What you have to do: Take the listing from its first line through the line that contains "from matplotlib.lines import Line2D" and please retype those lines exactly, leaving out the pictures.
++++++++++++++++++++
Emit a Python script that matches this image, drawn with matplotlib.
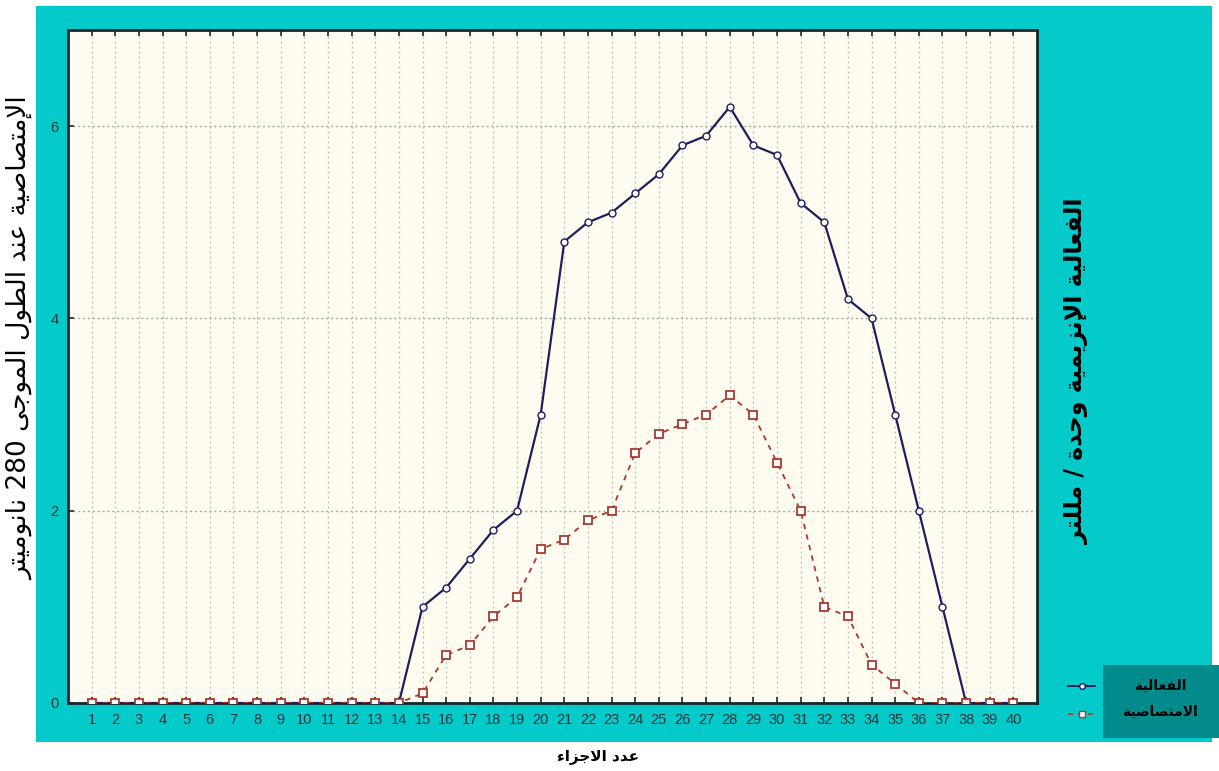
import numpy as np
import matplotlib
matplotlib.use("Agg")
import matplotlib.pyplot as plt
from matplotlib.patches import Rectangle
from matplotlib.lines import Line2D

# ---------------------------------------------------------------- data
fractions = list(range(1, 41))
activity = [0, 0, 0, 0, 0, 0, 0, 0, 0, 0, 0, 0, 0, 0,
            1.0, 1.2, 1.5, 1.8, 2.0, 3.0, 4.8, 5.0, 5.1, 5.3, 5.5, 5.8, 5.9,
            6.2, 5.8, 5.7, 5.2, 5.0, 4.2, 4.0, 3.0, 2.0, 1.0, 0, 0, 0]
absorbance = [0, 0, 0, 0, 0, 0, 0, 0, 0, 0, 0, 0, 0, 0,
              0.1, 0.5, 0.6, 0.9, 1.1, 1.6, 1.7, 1.9, 2.0, 2.6, 2.8, 2.9, 3.0,
              3.2, 3.0, 2.5, 2.0, 1.0, 0.9, 0.4, 0.2, 0, 0, 0, 0, 0]
y_ticks = [0, 2, 4, 6]

label_activity = "الفعالية"
label_absorbance = "الامتصاصية"
x_title = "عدد الاجزاء"
y_title_left = "الإمتصاصية عند الطول الموجى 280 نانوميتر"
y_title_right = "الفعالية الإنزيمية وحدة / مللتر"

# ------------------------------------------------ Arabic shaping helper
# forms: isolated, final, initial, medial
_FORMS = {
    '\u0621': ('\uFE80', None, None, None),
    '\u0622': ('\uFE81', '\uFE82', None, None),
    '\u0623': ('\uFE83', '\uFE84', None, None),
    '\u0624': ('\uFE85', '\uFE86', None, None),
    '\u0625': ('\uFE87', '\uFE88', None, None),
    '\u0626': ('\uFE89', '\uFE8A', '\uFE8B', '\uFE8C'),
    '\u0627': ('\uFE8D', '\uFE8E', None, None),
    '\u0628': ('\uFE8F', '\uFE90', '\uFE91', '\uFE92'),
    '\u0629': ('\uFE93', '\uFE94', None, None),
    '\u062A': ('\uFE95', '\uFE96', '\uFE97', '\uFE98'),
    '\u062B': ('\uFE99', '\uFE9A', '\uFE9B', '\uFE9C'),
    '\u062C': ('\uFE9D', '\uFE9E', '\uFE9F', '\uFEA0'),
    '\u062D': ('\uFEA1', '\uFEA2', '\uFEA3', '\uFEA4'),
    '\u062E': ('\uFEA5', '\uFEA6', '\uFEA7', '\uFEA8'),
    '\u062F': ('\uFEA9', '\uFEAA', None, None),
    '\u0630': ('\uFEAB', '\uFEAC', None, None),
    '\u0631': ('\uFEAD', '\uFEAE', None, None),
    '\u0632': ('\uFEAF', '\uFEB0', None, None),
    '\u0633': ('\uFEB1', '\uFEB2', '\uFEB3', '\uFEB4'),
    '\u0634': ('\uFEB5', '\uFEB6', '\uFEB7', '\uFEB8'),
    '\u0635': ('\uFEB9', '\uFEBA', '\uFEBB', '\uFEBC'),
    '\u0636': ('\uFEBD', '\uFEBE', '\uFEBF', '\uFEC0'),
    '\u0637': ('\uFEC1', '\uFEC2', '\uFEC3', '\uFEC4'),
    '\u0638': ('\uFEC5', '\uFEC6', '\uFEC7', '\uFEC8'),
    '\u0639': ('\uFEC9', '\uFECA', '\uFECB', '\uFECC'),
    '\u063A': ('\uFECD', '\uFECE', '\uFECF', '\uFED0'),
    '\u0641': ('\uFED1', '\uFED2', '\uFED3', '\uFED4'),
    '\u0642': ('\uFED5', '\uFED6', '\uFED7', '\uFED8'),
    '\u0643': ('\uFED9', '\uFEDA', '\uFEDB', '\uFEDC'),
    '\u0644': ('\uFEDD', '\uFEDE', '\uFEDF', '\uFEE0'),
    '\u0645': ('\uFEE1', '\uFEE2', '\uFEE3', '\uFEE4'),
    '\u0646': ('\uFEE5', '\uFEE6', '\uFEE7', '\uFEE8'),
    '\u0647': ('\uFEE9', '\uFEEA', '\uFEEB', '\uFEEC'),
    '\u0648': ('\uFEED', '\uFEEE', None, None),
    '\u0649': ('\uFEEF', '\uFEF0', None, None),
    '\u064A': ('\uFEF1', '\uFEF2', '\uFEF3', '\uFEF4'),
}
_LAM_ALEF = {
    '\u0627': ('\uFEFB', '\uFEFC'),
    '\u0623': ('\uFEF7', '\uFEF8'),
    '\u0625': ('\uFEF9', '\uFEFA'),
    '\u0622': ('\uFEF5', '\uFEF6'),
}


def _dual(ch):
    f = _FORMS.get(ch)
    return f is not None and f[2] is not None


def _joins(ch):
    f = _FORMS.get(ch)
    return f is not None and f[1] is not None


def shape_rtl(text):
    chars = list(text)
    out = []
    i = 0
    n = len(chars)
    while i < n:
        ch = chars[i]
        if ch not in _FORMS:
            out.append(ch)
            i += 1
            continue
        prev = chars[i - 1] if i > 0 else ''
        joined_prev = _dual(prev)
        if ch == '\u0644' and i + 1 < n and chars[i + 1] in _LAM_ALEF:
            iso, fin = _LAM_ALEF[chars[i + 1]]
            out.append(fin if joined_prev else iso)
            i += 2
            continue
        nxt = chars[i + 1] if i + 1 < n else ''
        joined_next = _dual(ch) and _joins(nxt)
        iso, fin, ini, med = _FORMS[ch]
        if joined_prev and joined_next:
            out.append(med)
        elif joined_prev:
            out.append(fin)
        elif joined_next:
            out.append(ini)
        else:
            out.append(iso)
        i += 1
    # visual order: reverse, keeping digit runs left-to-right
    rev = ''.join(out)[::-1]
    result, run = [], []
    for c in rev:
        if c.isdigit():
            run.append(c)
        else:
            if run:
                result.extend(run[::-1])
                run = []
            result.append(c)
    if run:
        result.extend(run[::-1])
    return ''.join(result)


# ---------------------------------------------------------------- style
plt.rcParams['font.family'] = ['DejaVu Sans']
W, H = 1219, 771
fig = plt.figure(figsize=(W / 100, H / 100), dpi=100, facecolor='white')

panel_color = '#04CACA'
fig.patches.append(Rectangle((36 / W, 1 - 742 / H), (1212 - 36) / W, (742 - 6) / H,
                             transform=fig.transFigure, facecolor=panel_color,
                             edgecolor='none', zorder=-5))

ax = fig.add_axes([68 / W, 1 - 703 / H, (1037 - 68) / W, (703 - 30) / H])
ax.set_facecolor('#FEFCF1')
ax.set_xlim(0, 41)
ax.set_ylim(0, 7)

ax.set_xticks(fractions)
ax.set_xticklabels([str(v) for v in fractions])
ax.set_yticks(y_ticks)
ax.set_yticklabels([str(v) for v in y_ticks])
ax.tick_params(axis='both', which='major', direction='in', length=4, width=1.2,
               color='#1a2a2a', labelsize=10.5, labelcolor='#1d3540', pad=7,
               top=True, right=False)
for lab in ax.get_xticklabels() + ax.get_yticklabels():
    lab.set_family('Liberation Sans')

ax.grid(axis='x', color='#bdbdb3', linestyle=(0, (1.5, 2.5)), linewidth=0.9)
ax.grid(axis='y', color='#a8a8a0', linestyle=(0, (1.5, 2.0)), linewidth=1.0)
for sp in ax.spines.values():
    sp.set_color('#15262a')
    sp.set_linewidth(2.0)

navy = '#1e1e5e'
brick = '#a83a30'
ax.plot(fractions, activity, color=navy, linestyle='-', linewidth=1.6,
        marker='o', markersize=5, markerfacecolor='white', markeredgecolor=navy,
        markeredgewidth=1.0, zorder=4)
ax.plot(fractions, absorbance, color=brick, linestyle=(0, (3, 3)), linewidth=1.3,
        marker='s', markersize=6, markerfacecolor='white', markeredgecolor=brick,
        markeredgewidth=1.3, zorder=5)

# ---------------------------------------------------------------- titles
fig.text(20 / W, 1 - 338 / H, shape_rtl(y_title_left), rotation=90,
         ha='center', va='center', fontsize=19, color='black')
fig.text(1077 / W, 1 - 371 / H, shape_rtl(y_title_right), rotation=90,
         ha='center', va='center', fontsize=17, fontweight='bold', color='black')
fig.text(598 / W, 1 - 757 / H, shape_rtl(x_title), ha='center', va='center',
         fontsize=11, fontweight='bold', color='black')

# ---------------------------------------------------------------- legend
fig.patches.append(Rectangle((1103 / W, 1 - 738 / H), (1219 - 1103) / W, (738 - 665) / H,
                             transform=fig.transFigure, facecolor='#038B8B',
                             edgecolor='none', zorder=1))
fig.text(1160 / W, 1 - 686 / H, shape_rtl(label_activity), ha='center', va='center',
         fontsize=10, fontweight='bold', color='black')
fig.text(1160 / W, 1 - 712 / H, shape_rtl(label_absorbance), ha='center', va='center',
         fontsize=10, fontweight='bold', color='black')
fig.lines.append(Line2D([1068 / W, 1095 / W], [1 - 686 / H, 1 - 686 / H],
                        transform=fig.transFigure, color=navy, linewidth=1.4))
fig.lines.append(Line2D([1081.5 / W], [1 - 686 / H], transform=fig.transFigure,
                        marker='o', markersize=4, markerfacecolor='white',
                        markeredgecolor=navy, linestyle='none'))
fig.lines.append(Line2D([1068 / W, 1095 / W], [1 - 714 / H, 1 - 714 / H],
                        transform=fig.transFigure, color=brick, linewidth=1.2,
                        linestyle=(0, (3, 3))))
fig.lines.append(Line2D([1081.5 / W], [1 - 714 / H], transform=fig.transFigure,
                        marker='s', markersize=5, markerfacecolor='white',
                        markeredgecolor=brick, linestyle='none'))

fig.savefig('out.png', dpi=100, facecolor='white')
++++++++++++++++++++
Response to this exercise:
Emit a Python script that matches this image, drawn with matplotlib.
import numpy as np
import matplotlib
matplotlib.use("Agg")
import matplotlib.pyplot as plt
from matplotlib.patches import Rectangle
from matplotlib.lines import Line2D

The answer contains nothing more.